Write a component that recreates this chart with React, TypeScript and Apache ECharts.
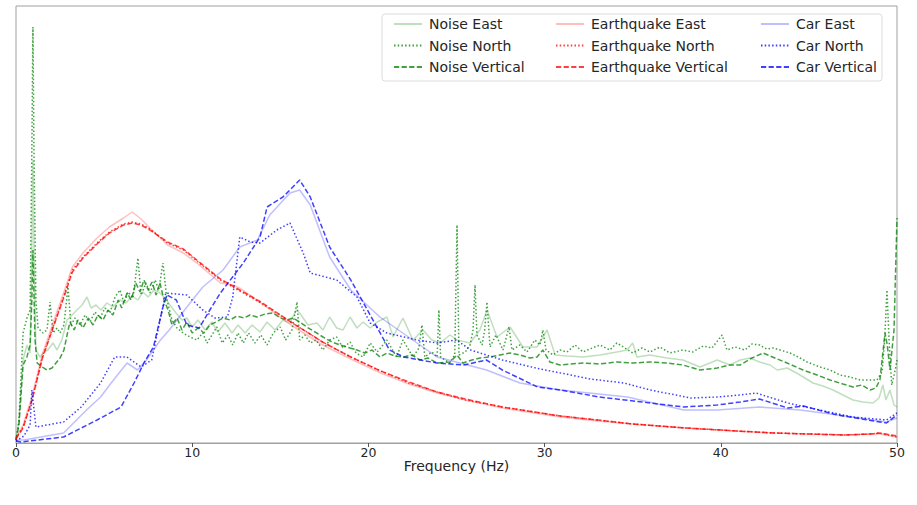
import React, { useEffect, useRef } from "react";
import * as echarts from "echarts";

// x: frequency (Hz), y: amplitude (arbitrary units)
const noiseEast: number[][] = [
  [0, 3], [0.17, 23], [0.4, 83], [0.62, 98], [0.8, 90], [0.9, 193], [0.96, 283], [1.02, 193], [1.13, 93], [1.36, 86],
  [1.53, 90], [1.8, 93], [2.1, 100], [2.33, 93], [2.6, 103], [2.9, 123], [3.18, 128], [3.46, 133], [3.75, 138], [4.03, 146],
  [4.26, 135], [4.54, 138], [4.82, 133], [5.16, 140], [5.5, 136], [5.9, 143], [6.24, 140], [6.58, 147], [6.92, 143], [7.2, 151],
  [7.5, 146], [7.83, 153], [8.17, 150], [8.45, 145], [8.74, 138], [9.08, 130], [9.42, 123], [9.7, 125], [10, 116], [10.33, 123],
  [10.73, 113], [11.12, 121], [11.46, 111], [11.86, 120], [12.26, 110], [12.6, 118], [13, 110], [13.4, 118], [13.85, 111], [14.25, 121],
  [14.7, 113], [15.15, 123], [15.55, 120], [15.9, 133], [16.1, 130], [16.57, 118], [17.08, 120], [17.42, 113], [17.8, 126], [18.2, 115],
  [18.56, 113], [18.96, 126], [19.35, 115], [19.7, 121], [20.1, 115], [20.5, 121], [21.05, 126], [21.4, 106], [21.96, 125], [22.53, 103],
  [23.1, 113], [23.6, 103], [24.06, 100], [24.63, 108], [25.03, 103], [25.77, 100], [26.33, 113], [26.73, 133], [27.3, 106], [28.04, 116],
  [28.77, 96], [29.57, 96], [30.14, 113], [30.6, 88], [31.27, 87], [32.18, 86], [33.14, 88], [34.1, 91], [34.68, 93], [35, 100],
  [35.24, 86], [35.98, 88], [36.95, 85], [37.85, 83], [38.82, 76], [39.8, 83], [40.5, 78], [41.1, 83], [41.66, 85], [42.2, 81],
  [42.8, 78], [43.2, 73], [43.76, 75], [44.3, 70], [44.78, 65], [45.23, 60], [45.8, 57], [46.37, 53], [46.93, 48], [47.5, 43],
  [48.07, 41], [48.64, 40], [48.98, 45], [49.2, 58], [49.37, 43], [49.6, 53], [49.83, 38], [50, 36],
];

const noiseNorth: number[][] = [
  [0, 3], [0.17, 23], [0.4, 110], [0.62, 125], [0.8, 133], [0.9, 293], [0.96, 416], [1.02, 293], [1.13, 143], [1.25, 115],
  [1.53, 110], [1.76, 113], [1.93, 141], [2.1, 110], [2.33, 115], [2.5, 110], [2.72, 118], [2.95, 156], [3.12, 118], [3.35, 125],
  [3.63, 118], [3.92, 128], [4.2, 121], [4.48, 131], [4.77, 125], [5.05, 135], [5.33, 130], [5.62, 146], [5.9, 153], [6.13, 140],
  [6.36, 151], [6.64, 145], [6.92, 185], [7.1, 148], [7.38, 160], [7.6, 150], [7.9, 163], [8.1, 153], [8.34, 180], [8.57, 143],
  [8.85, 123], [9.14, 115], [9.48, 110], [9.88, 106], [10.27, 103], [10.6, 110], [10.84, 100], [11.12, 108], [11.4, 116], [11.7, 100],
  [12.03, 108], [12.3, 98], [12.6, 110], [12.9, 100], [13.2, 110], [13.56, 100], [13.9, 108], [14.25, 98], [14.6, 110], [15, 116],
  [15.3, 103], [15.66, 113], [15.95, 141], [16.1, 103], [16.4, 108], [16.7, 100], [17.03, 103], [17.42, 93], [17.8, 103], [18.2, 106],
  [18.56, 95], [18.96, 101], [19.3, 90], [19.7, 86], [20.1, 100], [20.5, 91], [21.05, 103], [21.6, 86], [21.96, 103], [22.53, 86],
  [22.87, 95], [23.04, 118], [23.2, 86], [23.6, 91], [23.9, 86], [24, 133], [24.1, 86], [24.6, 80], [24.9, 88], [25.03, 218],
  [25.14, 88], [25.5, 91], [25.77, 98], [25.94, 113], [26.05, 158], [26.16, 108], [26.45, 98], [26.6, 113], [26.73, 141], [26.9, 96],
  [27.24, 108], [27.64, 93], [27.98, 116], [28.15, 93], [28.6, 98], [29, 91], [29.45, 103], [29.74, 98], [29.9, 113], [30.08, 93],
  [30.48, 88], [30.87, 93], [31.27, 91], [31.73, 98], [32.18, 91], [32.7, 95], [33.14, 98], [33.7, 93], [34.1, 100], [34.56, 95],
  [35, 90], [35.53, 95], [35.98, 91], [36.55, 96], [37.1, 90], [37.85, 93], [38.4, 91], [39, 97], [39.5, 95], [40.07, 108],
  [40.35, 93], [40.8, 96], [41.37, 93], [41.77, 99], [42.2, 98], [42.6, 94], [42.96, 95], [43.36, 93], [43.93, 90], [44.5, 85],
  [44.9, 81], [45.63, 76], [46.2, 73], [46.77, 68], [47.33, 66], [47.9, 63], [48.47, 63], [48.86, 63], [49.15, 71], [49.3, 103],
  [49.43, 153], [49.55, 103], [49.7, 58], [49.9, 73], [50, 83],
];

const noiseVertical: number[][] = [
  [0, 3], [0.17, 18], [0.4, 78], [0.62, 86], [0.8, 98], [0.9, 143], [0.96, 193], [1.08, 103], [1.2, 80], [1.48, 76],
  [1.76, 73], [2.04, 75], [2.27, 80], [2.5, 85], [2.72, 93], [2.9, 108], [3.06, 121], [3.3, 113], [3.52, 123], [3.8, 115],
  [4.1, 125], [4.37, 118], [4.65, 128], [4.94, 123], [5.22, 133], [5.5, 128], [5.8, 143], [6.0, 135], [6.3, 150], [6.53, 143],
  [6.8, 160], [7.04, 151], [7.26, 163], [7.5, 153], [7.72, 161], [7.95, 148], [8.17, 160], [8.4, 143], [8.63, 133], [8.85, 118],
  [9.14, 125], [9.42, 113], [9.7, 121], [10, 110], [10.33, 115], [10.67, 110], [11, 118], [11.35, 121], [11.75, 125], [12.15, 123],
  [12.54, 127], [12.94, 125], [13.28, 128], [13.68, 126], [14.13, 129], [14.6, 130], [15, 125], [15.4, 123], [15.72, 125], [16.1, 121],
  [16.5, 116], [16.97, 111], [17.42, 106], [17.93, 101], [18.4, 98], [18.96, 95], [19.35, 93], [19.8, 90], [20.2, 93], [20.66, 86],
  [21.05, 90], [21.5, 87], [21.96, 86], [22.47, 88], [22.93, 83], [23.38, 85], [23.9, 80], [24.63, 81], [25.03, 88], [25.37, 80],
  [25.88, 83], [26.33, 85], [26.9, 86], [27.47, 88], [28.04, 90], [28.6, 88], [29.17, 85], [29.57, 86], [29.9, 93], [30.3, 81],
  [30.87, 78], [32.18, 80], [33.14, 79], [34.1, 81], [35, 80], [35.98, 81], [36.95, 80], [37.85, 78], [38.82, 73], [39.8, 75],
  [40.5, 78], [41.1, 78], [41.77, 85], [42.4, 90], [43.07, 85], [43.76, 80], [44.67, 73], [45.46, 68], [46.2, 63], [46.93, 59],
  [47.5, 56], [48, 58], [48.47, 53], [48.8, 55], [49.03, 63], [49.32, 110], [49.45, 98], [49.6, 73], [49.83, 113], [50, 225],
];

const quakeEast: number[][] = [
  [0, 5], [0.4, 18], [0.9, 46], [1.5, 89], [2.1, 120], [2.7, 150], [3.2, 176], [3.8, 190], [4.6, 205], [5.3, 216],
  [6.1, 225], [6.6, 231], [7.1, 224], [7.6, 215], [8.6, 198], [9.5, 190], [10.4, 178], [11.6, 160], [12.3, 158], [12.7, 155],
  [13.9, 140], [15.6, 118], [17.4, 98], [19, 84], [20.7, 70], [22.3, 59], [23.9, 50], [25.5, 43], [27.6, 35], [30.9, 26],
  [33, 22], [35, 19], [38, 15], [40.9, 12], [43, 10], [45, 9], [47, 8], [48.5, 9], [49, 9], [50, 6],
];

const quakeNorth: number[][] = [
  [0, 5], [0.4, 16], [0.9, 43], [1.5, 86], [2.1, 116], [2.7, 146], [3.2, 173], [3.8, 186], [4.6, 200], [5.3, 211],
  [6.1, 219], [6.6, 221], [7.1, 219], [7.6, 214], [8.6, 200], [9.5, 193], [10.4, 180], [11.6, 163], [12.7, 152], [13.9, 140],
  [15.6, 121], [17.4, 101], [19, 86], [20.7, 72], [22.3, 60], [23.9, 51], [25.5, 43], [27.6, 36], [30.9, 27], [33, 23],
  [35, 19], [38, 15], [40.9, 12], [43, 10], [45, 9], [47, 8], [48.5, 9], [49, 10], [50, 6],
];

const quakeVertical: number[][] = [
  [0, 4], [0.4, 15], [0.9, 42], [1.5, 85], [2.1, 115], [2.7, 145], [3.2, 171], [3.8, 185], [4.6, 199], [5.3, 210],
  [6.1, 218], [6.6, 220], [7.1, 218], [7.6, 213], [8.6, 201], [9.5, 194], [10.4, 181], [11.6, 164], [12.7, 153], [13.9, 141],
  [15.6, 121], [17.4, 101], [19, 86], [20.7, 72], [22.3, 61], [23.9, 51], [25.5, 44], [27.6, 36], [30.9, 27], [33, 23],
  [35, 19], [38, 15], [40.9, 12], [43, 10], [45, 9], [47, 8], [48.5, 9], [49, 10], [50, 7],
];

const carEast: number[][] = [
  [0, 3], [0.45, 3], [2.7, 10], [4, 33], [4.8, 46], [5.4, 60], [6.3, 80], [6.9, 73], [7.4, 83], [8.2, 103],
  [8.7, 113], [9.7, 136], [10.6, 156], [11.75, 173], [12.7, 196], [13.7, 203], [14.4, 228], [15.55, 250], [16.1, 253], [16.7, 238],
  [17.8, 186], [19, 153], [20.65, 126], [23.9, 86], [26.7, 73], [28.6, 60], [30.9, 53], [34.7, 46], [37.9, 33], [39.8, 33],
  [42.2, 36], [44.5, 33], [47.5, 26], [49.4, 21], [50, 25],
];

const carNorth: number[][] = [
  [0, 2], [0.45, 7], [0.8, 18], [0.9, 53], [1.13, 16], [2.7, 21], [3.7, 36], [4.8, 60], [5.6, 86], [6.3, 86],
  [7.1, 76], [7.7, 83], [8.5, 150], [9.7, 148], [10.6, 133], [11.3, 125], [12, 126], [12.3, 146], [12.7, 206], [13.3, 201],
  [13.85, 200], [14.8, 213], [15.55, 220], [16.3, 190], [16.7, 170], [18.2, 163], [19.35, 146], [20.1, 120], [21.05, 110], [22.75, 103],
  [23.9, 100], [25, 103], [25.8, 93], [27.6, 83], [29.5, 75], [30.9, 70], [32.6, 64], [34.5, 60], [36, 53], [38.3, 45],
  [39.8, 46], [41.1, 48], [42, 50], [43.8, 40], [45.6, 33], [47.5, 26], [49.4, 23], [50, 30],
];

const carVertical: number[][] = [
  [0, 2], [0.28, 1], [2.7, 6], [4.6, 23], [5.96, 36], [6.7, 60], [7.26, 80], [7.8, 96], [8.34, 136], [8.57, 148],
  [9.1, 143], [9.7, 118], [10.4, 115], [11, 133], [11.6, 150], [12.9, 180], [13.85, 206], [14.25, 236], [15.15, 246], [16.1, 263],
  [16.7, 246], [17.8, 196], [19, 163], [20.1, 128], [21.2, 93], [22, 86], [23.9, 80], [25.4, 78], [26.7, 83], [27.6, 73],
  [29.6, 56], [30.9, 53], [33.1, 46], [36, 40], [37.9, 36], [39.8, 38], [41.1, 41], [42.2, 44], [43.8, 35], [44.7, 37],
  [46.6, 28], [49.4, 20], [50, 28],
];

const seriesNames = [
  "Noise East", "Noise North", "Noise Vertical",
  "Earthquake East", "Earthquake North", "Earthquake Vertical",
  "Car East", "Car North", "Car Vertical",
];
const seriesData = [noiseEast, noiseNorth, noiseVertical, quakeEast, quakeNorth, quakeVertical, carEast, carNorth, carVertical];
const groupColors = ["#008000", "#ff0000", "#0000ff"];
const xTicks = [0, 10, 20, 30, 40, 50];

export default function App() {
  const ref = useRef<HTMLDivElement>(null);
  useEffect(() => {
    document.body.style.margin = "0";
    const chart = echarts.init(ref.current!, undefined, { renderer: "svg" });
    const dotted = [1.5, 2.2];
    const dashed = [5.2, 2.4];
    const series = seriesNames.map((name, i) => {
      const comp = i % 3;
      const color = groupColors[Math.floor(i / 3)];
      return {
        name,
        type: "line",
        data: seriesData[i],
        symbol: "none",
        showSymbol: false,
        silent: true,
        lineStyle: {
          color,
          width: 1.5,
          opacity: comp === 0 ? 0.25 : 0.75,
          type: comp === 0 ? "solid" : comp === 1 ? dotted : dashed,
        },
        itemStyle: { color, opacity: comp === 0 ? 0.25 : 0.75 },
      };
    });
    const legendCol = (names: string[], left: number) => ({
      data: names,
      orient: "vertical",
      left,
      top: 12,
      itemWidth: 28,
      itemHeight: 10,
      itemGap: 7.5,
      selectedMode: false,
      itemStyle: { opacity: 0, borderWidth: 0 },
      textStyle: { fontFamily: "DejaVu Sans", fontSize: 14, color: "#262626", lineHeight: 14, padding: [0, 0, 0, 2] },
    });
    chart.setOption({
      animation: false,
      textStyle: { fontFamily: "DejaVu Sans" },
      grid: { left: 16, right: 20, top: 6, bottom: 62, show: true, borderColor: "#a0a0a0", borderWidth: 1 },
      graphic: [
        {
          type: "rect",
          z: 3,
          silent: true,
          shape: { x: 382, y: 14, width: 500, height: 67, r: 3 },
          style: { fill: "rgba(255,255,255,0.85)", stroke: "#dcdcdc", lineWidth: 1 },
        },
      ],
      legend: [
        legendCol(seriesNames.slice(0, 3), 388),
        legendCol(seriesNames.slice(3, 6), 550),
        legendCol(seriesNames.slice(6, 9), 755),
      ],
      xAxis: {
        type: "value",
        min: xTicks[0],
        max: xTicks[xTicks.length - 1],
        interval: 10,
        name: "Frequency (Hz)",
        nameLocation: "middle",
        nameGap: 16,
        nameMoveOverlap: false,
        nameTextStyle: { fontSize: 14, color: "#262626", fontFamily: "DejaVu Sans", verticalAlign: "top", padding: [0, 0, 0, 0] },
        axisLine: { lineStyle: { color: "#a0a0a0", width: 1 } },
        axisTick: { show: true, length: 4, lineStyle: { color: "#555" } },
        axisLabel: { fontSize: 12.5, color: "#262626", margin: 3, fontFamily: "DejaVu Sans" },
        splitLine: { show: false },
      },
      yAxis: {
        type: "value",
        min: 0,
        max: 437,
        show: false,
        splitLine: { show: false },
      },
      series,
    });
    return () => chart.dispose();
  }, []);
  return <div ref={ref} style={{ width: 917, height: 505 }} />;
}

==*==

_The problem_: Without the pictures, please reproduce each line of the listing above exactly, from the first one through the line bearing "import * as".

_Exercise response_:
Write a component that recreates this chart with React, TypeScript and Apache ECharts.
import React, { useEffect, useRef } from "react";
import * as echarts from "echarts";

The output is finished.